Our Freedom Project marks one year of helping pet owners fleeing domestic abuse in Essex | Dogs Trust

Dogs Trust

Our Freedom Project marks one year of helping pet owners fleeing domestic abuse in Essex

We are marking the one year anniversary of The Freedom Project, a vital initiative which helps pet owners fleeing domestic abuse in Essex to escape abusive situations by providing a safe temporary foster home for their dogs. As the project enters its second year, the charity is looking for foster carers, with experience of caring for dogs to sign up and foster a dog on the scheme.

To mark the anniversary, Essex Police have released a video to highlight the project and appeal for volunteer foster carers.

The Freedom Project works by placing the dog at risk into the home of a volunteer foster carer who will care for them until they can be safely reunited with their loving families. Many refuges are unable to accept pets so this important pet fostering service gives pet owners peace of mind that their dog will be well cared for until they are rehoused and able to take their beloved pets back.

Over the past 12 months, 20 dogs have been placed on the scheme, with carefully selected foster carers. The Essex service now accounts for nearly 50% of dogs fostered across the whole of London, Hertfordshire and Essex.

Danielle from Essex who has been helped by the project says,

“I was mentally and physically abused by my partner for 5 years. At first it was just me but when he started to shout at my dog Archie, I knew it was time to leave. I couldn’t leave Archie behind so I started to stay at friends’ houses but it would never last long. I even stayed in my car with him at one point just to keep us together.

It was a huge relief when I found a refuge and they told me about The Freedom Project. Although I was worried about parting with Archie - the Freedom team reassured me that he would be well cared for and I would get regular updates. Without The Freedom Project I wouldn’t have known what to do; I couldn’t have given Archie up or left him in kennels. When Archie came home it felt like a new chapter and we could start our life again – I couldn’t recommend The Freedom Project enough.”

Amy Hyde, Freedom Project Manager for Essex says,

“Leaving an abusive home can be an incredibly difficult

decision to make, especially if it means having to give up your dog, or worse, leave them behind. Sadly, research shows that pets in the home are often affected by domestic abuse.  By offering our service, we are helping dog owners to get to safety knowing that their pets are safe and well cared for until they are able to be reunited with them.”

“The delivery of this service in Essex would not have been possible without the help of our incredibly dedicated volunteer foster carers who have opened their homes and hearts to these dogs.  If you would like to help someone in need by fostering a dog on the Freedom Project, please get in touch to apply for this rewarding opportunity.”

Essex Police Detective Superintendent Jason Hendy adds,

“Essex Police fully supports the fantastic work of The Dogs Trust, Freedom Project.

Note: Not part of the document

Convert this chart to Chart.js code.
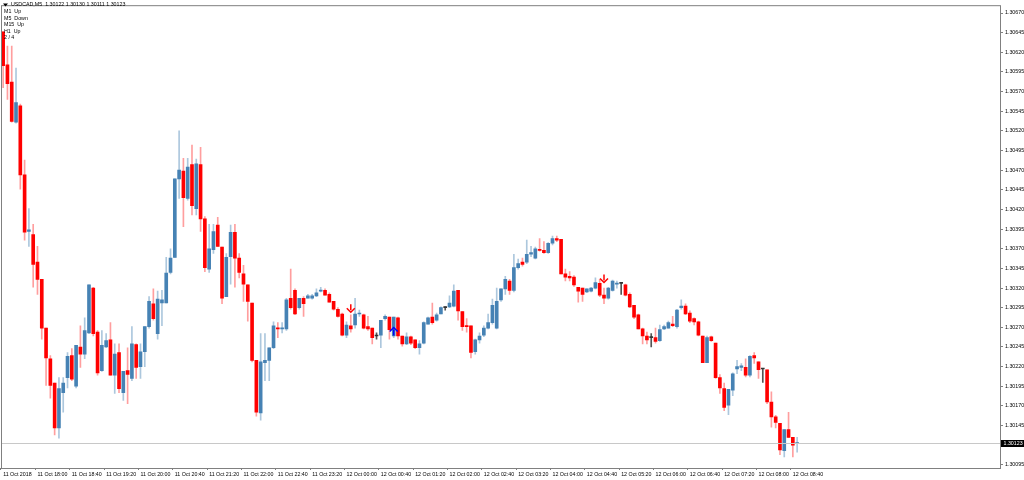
<!DOCTYPE html>
<html><head><meta charset="utf-8">
<script src="https://cdn.jsdelivr.net/npm/chart.js@4"></script>
<style>html,body{margin:0;padding:0;background:#fff}#w{width:1024px;height:480px}</style>
</head><body><div id="w"><canvas id="c"></canvas></div>
<script>
const openP=[1.30646,1.30604,1.30582,1.30531,1.30552,1.30464,1.30392,1.30388,1.30353,1.30331,1.30269,1.30230,1.30199,1.30142,1.30187,1.30206,1.30234,1.30195,1.30245,1.30236,1.30263,1.30320,1.30264,1.30215,1.30245,1.30254,1.30209,1.30238,1.30187,1.30215,1.30205,1.30248,1.30220,1.30239,1.30271,1.30300,1.30262,1.30301,1.30301,1.30340,1.30359,1.30459,1.30469,1.30434,1.30477,1.30421,1.30477,1.30408,1.30344,1.30369,1.30400,1.30372,1.30309,1.30360,1.30391,1.30358,1.30338,1.30324,1.30301,1.30228,1.30161,1.30225,1.30228,1.30244,1.30269,1.30268,1.30268,1.30307,1.30317,1.30295,1.30307,1.30307,1.30307,1.30310,1.30316,1.30317,1.30312,1.30303,1.30293,1.30287,1.30260,1.30272,1.30273,1.30287,1.30286,1.30271,1.30269,1.30259,1.30260,1.30281,1.30283,1.30259,1.30282,1.30259,1.30249,1.30258,1.30254,1.30244,1.30250,1.30274,1.30283,1.30279,1.30287,1.30295,1.30296,1.30297,1.30317,1.30290,1.30272,1.30272,1.30239,1.30254,1.30260,1.30269,1.30276,1.30269,1.30305,1.30319,1.30329,1.30317,1.30346,1.30353,1.30353,1.30363,1.30358,1.30369,1.30368,1.30365,1.30377,1.30383,1.30382,1.30338,1.30335,1.30334,1.30321,1.30320,1.30315,1.30316,1.30320,1.30326,1.30311,1.30307,1.30317,1.30325,1.30326,1.30324,1.30312,1.30298,1.30286,1.30268,1.30259,1.30257,1.30257,1.30253,1.30268,1.30269,1.30274,1.30271,1.30295,1.30297,1.30288,1.30281,1.30277,1.30259,1.30225,1.30258,1.30250,1.30206,1.30192,1.30171,1.30190,1.30217,1.30219,1.30219,1.30209,1.30234,1.30226,1.30217,1.30216,1.30175,1.30156,1.30148,1.30113,1.30140,1.30130,1.30122];
const closeP=[1.30603,1.30580,1.30532,1.30556,1.30464,1.30391,1.30394,1.30350,1.30331,1.30269,1.30231,1.30196,1.30142,1.30192,1.30199,1.30233,1.30204,1.30247,1.30236,1.30266,1.30324,1.30262,1.30212,1.30247,1.30253,1.30209,1.30236,1.30192,1.30214,1.30210,1.30249,1.30219,1.30239,1.30271,1.30303,1.30281,1.30306,1.30305,1.30339,1.30358,1.30459,1.30470,1.30435,1.30474,1.30425,1.30478,1.30408,1.30346,1.30370,1.30392,1.30373,1.30307,1.30359,1.30391,1.30358,1.30340,1.30325,1.30303,1.30228,1.30162,1.30226,1.30228,1.30244,1.30272,1.30268,1.30269,1.30305,1.30295,1.30287,1.30307,1.30300,1.30310,1.30310,1.30314,1.30317,1.30311,1.30302,1.30293,1.30284,1.30260,1.30273,1.30268,1.30287,1.30288,1.30269,1.30268,1.30257,1.30259,1.30279,1.30284,1.30267,1.30283,1.30259,1.30249,1.30258,1.30250,1.30244,1.30249,1.30276,1.30282,1.30276,1.30286,1.30295,1.30295,1.30301,1.30316,1.30291,1.30271,1.30271,1.30238,1.30254,1.30259,1.30269,1.30276,1.30298,1.30303,1.30319,1.30331,1.30317,1.30346,1.30351,1.30350,1.30363,1.30365,1.30370,1.30368,1.30365,1.30377,1.30383,1.30381,1.30338,1.30334,1.30333,1.30324,1.30316,1.30312,1.30319,1.30320,1.30327,1.30311,1.30307,1.30320,1.30329,1.30326,1.30326,1.30311,1.30296,1.30283,1.30268,1.30259,1.30254,1.30257,1.30252,1.30267,1.30271,1.30276,1.30272,1.30292,1.30297,1.30287,1.30278,1.30277,1.30260,1.30225,1.30257,1.30253,1.30206,1.30193,1.30168,1.30191,1.30211,1.30220,1.30221,1.30209,1.30233,1.30231,1.30216,1.30217,1.30175,1.30156,1.30149,1.30114,1.30140,1.30130,1.30120,1.30123];
const highP=[1.30646,1.30628,1.30628,1.30600,1.30554,1.30483,1.30421,1.30401,1.30373,1.30331,1.30269,1.30234,1.30199,1.30206,1.30206,1.30238,1.30243,1.30247,1.30272,1.30282,1.30324,1.30321,1.30266,1.30266,1.30262,1.30276,1.30249,1.30249,1.30214,1.30244,1.30271,1.30249,1.30249,1.30271,1.30309,1.30319,1.30316,1.30317,1.30359,1.30370,1.30459,1.30520,1.30485,1.30485,1.30502,1.30484,1.30499,1.30411,1.30401,1.30401,1.30410,1.30372,1.30364,1.30400,1.30401,1.30364,1.30349,1.30324,1.30301,1.30228,1.30262,1.30262,1.30244,1.30277,1.30276,1.30276,1.30307,1.30344,1.30319,1.30307,1.30309,1.30312,1.30312,1.30319,1.30321,1.30319,1.30314,1.30303,1.30295,1.30288,1.30277,1.30286,1.30307,1.30292,1.30287,1.30284,1.30269,1.30263,1.30279,1.30286,1.30283,1.30283,1.30283,1.30259,1.30263,1.30259,1.30254,1.30253,1.30277,1.30283,1.30301,1.30288,1.30296,1.30296,1.30310,1.30324,1.30317,1.30290,1.30281,1.30272,1.30255,1.30263,1.30272,1.30287,1.30306,1.30320,1.30319,1.30335,1.30331,1.30363,1.30357,1.30358,1.30381,1.30373,1.30372,1.30383,1.30379,1.30378,1.30386,1.30386,1.30382,1.30344,1.30341,1.30336,1.30321,1.30320,1.30319,1.30321,1.30333,1.30331,1.30320,1.30321,1.30330,1.30329,1.30327,1.30325,1.30314,1.30298,1.30287,1.30269,1.30264,1.30262,1.30269,1.30273,1.30273,1.30278,1.30284,1.30293,1.30305,1.30300,1.30291,1.30282,1.30278,1.30259,1.30259,1.30259,1.30250,1.30210,1.30199,1.30191,1.30212,1.30228,1.30224,1.30230,1.30234,1.30238,1.30226,1.30217,1.30216,1.30188,1.30158,1.30148,1.30140,1.30162,1.30130,1.30130];
const lowP=[1.30575,1.30560,1.30531,1.30530,1.30446,1.30381,1.30373,1.30321,1.30312,1.30255,1.30196,1.30180,1.30133,1.30129,1.30162,1.30193,1.30202,1.30193,1.30219,1.30230,1.30262,1.30259,1.30209,1.30214,1.30244,1.30209,1.30186,1.30187,1.30177,1.30173,1.30202,1.30205,1.30205,1.30220,1.30269,1.30279,1.30255,1.30272,1.30301,1.30338,1.30359,1.30434,1.30398,1.30432,1.30413,1.30413,1.30392,1.30341,1.30340,1.30364,1.30373,1.30300,1.30309,1.30325,1.30321,1.30333,1.30303,1.30278,1.30226,1.30157,1.30152,1.30202,1.30202,1.30243,1.30257,1.30263,1.30266,1.30293,1.30286,1.30293,1.30284,1.30307,1.30306,1.30309,1.30315,1.30311,1.30302,1.30292,1.30283,1.30259,1.30257,1.30264,1.30269,1.30284,1.30268,1.30266,1.30249,1.30255,1.30244,1.30279,1.30255,1.30257,1.30255,1.30246,1.30248,1.30248,1.30243,1.30236,1.30249,1.30274,1.30274,1.30278,1.30287,1.30292,1.30295,1.30296,1.30279,1.30266,1.30264,1.30231,1.30236,1.30250,1.30258,1.30268,1.30274,1.30268,1.30303,1.30312,1.30312,1.30315,1.30344,1.30348,1.30351,1.30360,1.30357,1.30367,1.30364,1.30364,1.30375,1.30379,1.30338,1.30329,1.30329,1.30322,1.30302,1.30303,1.30314,1.30315,1.30319,1.30309,1.30300,1.30306,1.30316,1.30320,1.30312,1.30310,1.30295,1.30281,1.30268,1.30249,1.30249,1.30245,1.30250,1.30252,1.30267,1.30269,1.30271,1.30269,1.30293,1.30286,1.30276,1.30273,1.30259,1.30225,1.30225,1.30252,1.30205,1.30186,1.30164,1.30159,1.30183,1.30211,1.30215,1.30207,1.30207,1.30224,1.30205,1.30200,1.30173,1.30143,1.30142,1.30108,1.30105,1.30130,1.30105,1.30111];
const xTickLabels=["11 Oct 2018","11 Oct 18:00","11 Oct 18:40","11 Oct 19:20","11 Oct 20:00","11 Oct 20:40","11 Oct 21:20","11 Oct 22:00","11 Oct 22:40","11 Oct 23:20","12 Oct 00:00","12 Oct 00:40","12 Oct 01:20","12 Oct 02:00","12 Oct 02:40","12 Oct 03:20","12 Oct 04:00","12 Oct 04:40","12 Oct 05:20","12 Oct 06:00","12 Oct 06:40","12 Oct 07:20","12 Oct 08:00","12 Oct 08:40"];
const yTickLabels=[1.30095,1.30120,1.30145,1.30170,1.30195,1.30220,1.30245,1.30270,1.30295,1.30320,1.30345,1.30370,1.30395,1.30420,1.30445,1.30470,1.30495,1.30520,1.30545,1.30570,1.30595,1.30620,1.30645,1.30670];
const arrowIdx=[81,91,140];
const arrowPrice=[1.30293,1.30266,1.30331];
const arrowDir=["down","up","down"];
const headerLines=["USDCAD,M5  1.30122 1.30130 1.30111 1.30123","M1  Up","M5  Down","M15  Up","H1  Up","2 / 4"];

const SLOTS=233, LABEL_EVERY=8;
const labels=[];for(let i=0;i<SLOTS;i++){const k=i/LABEL_EVERY;labels.push(i%LABEL_EVERY===0&&k<xTickLabels.length?xTickLabels[k]:'');}
const N=openP.length;
const bodies=[],wicks=[],bodyCol=[],wickCol=[];
for(let i=0;i<N;i++){
  const o=openP[i],c=closeP[i];
  bodies.push([Math.min(o,c),Math.max(o,c)]);
  wicks.push([lowP[i],highP[i]]);
  if(c>o){bodyCol.push('#4682B4');wickCol.push('rgba(70,130,180,0.45)');}
  else if(c<o){bodyCol.push('#FF0000');wickCol.push('rgba(255,0,0,0.38)');}
  else {bodyCol.push('#333');wickCol.push('#555');}
}
const FONT='Liberation Sans', FS=5.3;
const overlay={id:'overlay',
 afterDatasetsDraw(ch){
  const {ctx,chartArea:a,scales:{y}}=ch;
  ctx.save();
  arrowIdx.forEach((ix,j)=>{
    const x=ch.scales.x.getPixelForValue(ix), py=y.getPixelForValue(arrowPrice[j]);
    const dn=arrowDir[j]==='down', col=dn?'#FF0000':'#0000FF', s=dn?1:-1;
    ctx.strokeStyle=col;ctx.lineWidth=1.5;
    ctx.beginPath();ctx.moveTo(x,py-5*s);ctx.lineTo(x,py+1*s);ctx.stroke();
    ctx.beginPath();ctx.moveTo(x-4,py-1*s);ctx.lineTo(x,py+3*s);ctx.lineTo(x+4,py-1*s);ctx.stroke();
  });
  const last=closeP[N-1], ly=Math.round(y.getPixelForValue(last))+0.5;
  ctx.strokeStyle='#C8C8C8';ctx.lineWidth=1;
  ctx.beginPath();ctx.moveTo(a.left,ly);ctx.lineTo(a.right,ly);ctx.stroke();
  ctx.strokeStyle='#808080';ctx.strokeRect(a.left+0.5,a.top+0.5,a.right-a.left-1,a.bottom-a.top);
  ctx.font=FS+'px '+FONT;ctx.textBaseline='middle';
  const t=last.toFixed(5), w=ctx.measureText(t).width;
  ctx.fillStyle='#000';ctx.fillRect(a.right,ly-3.5,w+4,7);
  ctx.fillStyle='#fff';ctx.fillText(t,a.right+2.5,ly+0.5);
  ctx.fillStyle='#000';
  headerLines.forEach((l,i)=>{
    if(i===0){ctx.beginPath();ctx.moveTo(3,3.5);ctx.lineTo(8,3.5);ctx.lineTo(5.5,6.5);ctx.closePath();ctx.fill();ctx.fillText(l,11,5);}
    else ctx.fillText(l,4,5+i*6.6);
  });
  ctx.restore();
 }};
new Chart(document.getElementById('c'),{
 type:'bar',
 data:{labels,datasets:[
  {label:'body',data:bodies,backgroundColor:bodyCol,barThickness:3,minBarLength:1,order:0,grouped:false},
  {label:'wick',data:wicks,backgroundColor:wickCol,barThickness:1,order:1,grouped:false}
 ]},
 plugins:[overlay],
 options:{responsive:true,maintainAspectRatio:false,animation:false,
  layout:{padding:{top:1,left:1,right:0,bottom:0}},
  plugins:{legend:{display:false},tooltip:{enabled:false}},
  scales:{
   x:{offset:true,border:{display:false},
     grid:{display:true,drawOnChartArea:false,drawTicks:true,tickLength:2,color:c=>c.tick&&c.tick.label?'#808080':'transparent'},
     ticks:{autoSkip:false,maxRotation:0,minRotation:0,align:'start',padding:1,color:'#000',font:{family:FONT,size:FS}},
     afterFit:s=>{s.height=12;}},
   y:{position:'right',min:1.30091,max:1.30680,border:{display:false},
     grid:{display:true,drawOnChartArea:false,drawTicks:true,tickLength:2,color:'#808080'},
     afterBuildTicks:s=>{s.ticks=yTickLabels.map(v=>({value:v}));},
     ticks:{padding:2,color:'#000',font:{family:FONT,size:FS},callback:v=>Number(v).toFixed(5)},
     afterFit:s=>{s.width=23;}}
  }}
});
</script></body></html>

Their support helps domestic abuse victims and their families on a daily basis as they attempt to rebuild their lives. By providing this safe haven for their dogs, our officers can continue supporting and safeguarding domestic abuse victims and their loved ones.”

Due to the high demand for our service we are urgently looking for volunteers with experience of caring for dogs, who are at home during the day and can look after dogs for an average of six months. All the dogs’ expenses are covered by Dogs Trust, so this is a particularly rewarding volunteering opportunity for dog lovers who aren’t able to own a dog on a permanent basis.